Exercise
Where the word "diagram" occurs in a line, return that line.

[Records with drawing code]
** begin **

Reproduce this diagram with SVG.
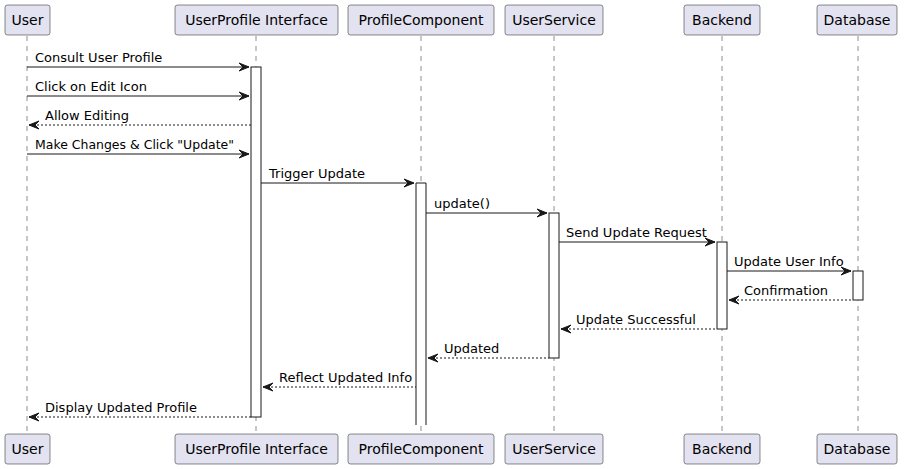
<svg xmlns="http://www.w3.org/2000/svg" width="904" height="469" viewBox="0 0 904 469">
<style>
.bg{fill:#FFFFFF}
.life{stroke:#181818;stroke-width:0.5;stroke-dasharray:5,5;fill:none}
.pbox{fill:#E2E2F0;stroke:#181818;stroke-width:0.5}
.ptxt{font-family:"DejaVu Sans",sans-serif;font-size:14px;fill:#000000;text-anchor:middle}
.act{fill:#FFFFFF;stroke:#181818;stroke-width:1}
.msg{stroke:#181818;stroke-width:1;fill:none}
.ret{stroke:#181818;stroke-width:1;stroke-dasharray:2,2;fill:none}
.mtxt{font-family:"DejaVu Sans",sans-serif;font-size:13px;fill:#000000}
.head{fill:#181818;stroke:#181818;stroke-width:1}
</style>
<rect class="bg" x="0" y="0" width="904" height="469"/>
<g id="lifelines">
<line class="life" x1="27" y1="36" x2="27" y2="434"/>
<line class="life" x1="256" y1="36" x2="256" y2="434"/>
<line class="life" x1="421" y1="36" x2="421" y2="434"/>
<line class="life" x1="554" y1="36" x2="554" y2="434"/>
<line class="life" x1="722" y1="36" x2="722" y2="434"/>
<line class="life" x1="858" y1="36" x2="858" y2="434"/>
</g>
<g id="activations">
<rect class="act" x="251" y="67" width="10" height="350"/>
<path class="act" d="M416,425 L416,183 L426,183 L426,425"/>
<rect class="act" x="549" y="213" width="10" height="145"/>
<rect class="act" x="717" y="242" width="10" height="87"/>
<rect class="act" x="853" y="271" width="10" height="29"/>
</g>
<g id="User">
<rect class="pbox" x="5" y="5" width="45" height="30" rx="2.5"/>
<text class="ptxt" x="27.5" y="25">User</text>
<rect class="pbox" x="5" y="434" width="45" height="30" rx="2.5"/>
<text class="ptxt" x="27.5" y="454">User</text>
</g>
<g id="UserProfileInterface">
<rect class="pbox" x="175" y="5" width="163" height="30" rx="2.5"/>
<text class="ptxt" x="256.5" y="25">UserProfile Interface</text>
<rect class="pbox" x="175" y="434" width="163" height="30" rx="2.5"/>
<text class="ptxt" x="256.5" y="454">UserProfile Interface</text>
</g>
<g id="ProfileComponent">
<rect class="pbox" x="348" y="5" width="146" height="30" rx="2.5"/>
<text class="ptxt" x="421" y="25">ProfileComponent</text>
<rect class="pbox" x="348" y="434" width="146" height="30" rx="2.5"/>
<text class="ptxt" x="421" y="454">ProfileComponent</text>
</g>
<g id="UserService">
<rect class="pbox" x="505" y="5" width="98" height="30" rx="2.5"/>
<text class="ptxt" x="554" y="25">UserService</text>
<rect class="pbox" x="505" y="434" width="98" height="30" rx="2.5"/>
<text class="ptxt" x="554" y="454">UserService</text>
</g>
<g id="Backend">
<rect class="pbox" x="684" y="5" width="76" height="30" rx="2.5"/>
<text class="ptxt" x="722" y="25">Backend</text>
<rect class="pbox" x="684" y="434" width="76" height="30" rx="2.5"/>
<text class="ptxt" x="722" y="454">Backend</text>
</g>
<g id="Database">
<rect class="pbox" x="817" y="5" width="80" height="30" rx="2.5"/>
<text class="ptxt" x="857" y="25">Database</text>
<rect class="pbox" x="817" y="434" width="80" height="30" rx="2.5"/>
<text class="ptxt" x="857" y="454">Database</text>
</g>
<g id="connectors">
<line class="msg" x1="27" y1="67" x2="249" y2="67"/>
<polygon class="head" points="239,63 249,67 239,71 243,67"/>
<text class="mtxt" x="35" y="62">Consult User Profile</text>

<line class="msg" x1="27" y1="96" x2="249" y2="96"/>
<polygon class="head" points="239,92 249,96 239,100 243,96"/>
<text class="mtxt" x="35" y="91">Click on Edit Icon</text>

<line class="ret" x1="29" y1="125" x2="251" y2="125"/>
<polygon class="head" points="39,121 29,125 39,129 35,125"/>
<text class="mtxt" x="45" y="120">Allow Editing</text>

<line class="msg" x1="27" y1="154" x2="249" y2="154"/>
<polygon class="head" points="239,150 249,154 239,158 243,154"/>
<text class="mtxt" x="35" y="149" textLength="199" lengthAdjust="spacingAndGlyphs">Make Changes &amp; Click "Update"</text>

<line class="msg" x1="261" y1="183" x2="414" y2="183"/>
<polygon class="head" points="404,179 414,183 404,187 408,183"/>
<text class="mtxt" x="269" y="178">Trigger Update</text>

<line class="msg" x1="426" y1="213" x2="547" y2="213"/>
<polygon class="head" points="537,209 547,213 537,217 541,213"/>
<text class="mtxt" x="434" y="208">update()</text>

<line class="msg" x1="559" y1="242" x2="715" y2="242"/>
<polygon class="head" points="705,238 715,242 705,246 709,242"/>
<text class="mtxt" x="566" y="237">Send Update Request</text>

<line class="msg" x1="727" y1="271" x2="851" y2="271"/>
<polygon class="head" points="841,267 851,271 841,275 845,271"/>
<text class="mtxt" x="734" y="266">Update User Info</text>

<line class="ret" x1="729" y1="300" x2="853" y2="300"/>
<polygon class="head" points="739,296 729,300 739,304 735,300"/>
<text class="mtxt" x="744" y="295">Confirmation</text>

<line class="ret" x1="561" y1="329" x2="717" y2="329"/>
<polygon class="head" points="571,325 561,329 571,333 567,329"/>
<text class="mtxt" x="576" y="324">Update Successful</text>

<line class="ret" x1="428" y1="358" x2="549" y2="358"/>
<polygon class="head" points="438,354 428,358 438,362 434,358"/>
<text class="mtxt" x="444" y="353">Updated</text>

<line class="ret" x1="263" y1="387" x2="416" y2="387"/>
<polygon class="head" points="273,383 263,387 273,391 269,387"/>
<text class="mtxt" x="279" y="382">Reflect Updated Info</text>

<line class="ret" x1="29" y1="417" x2="251" y2="417"/>
<polygon class="head" points="39,413 29,417 39,421 35,417"/>
<text class="mtxt" x="45" y="412">Display Updated Profile</text>
</g>
</svg>
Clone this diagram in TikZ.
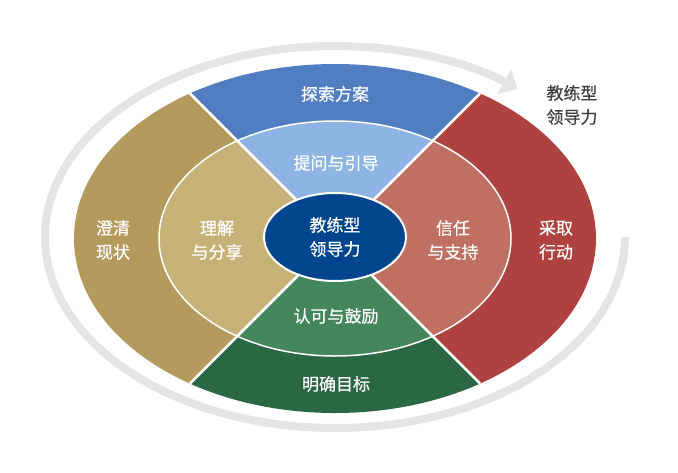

** end **

Right answer
Reproduce this diagram with SVG.
Clone this diagram in TikZ.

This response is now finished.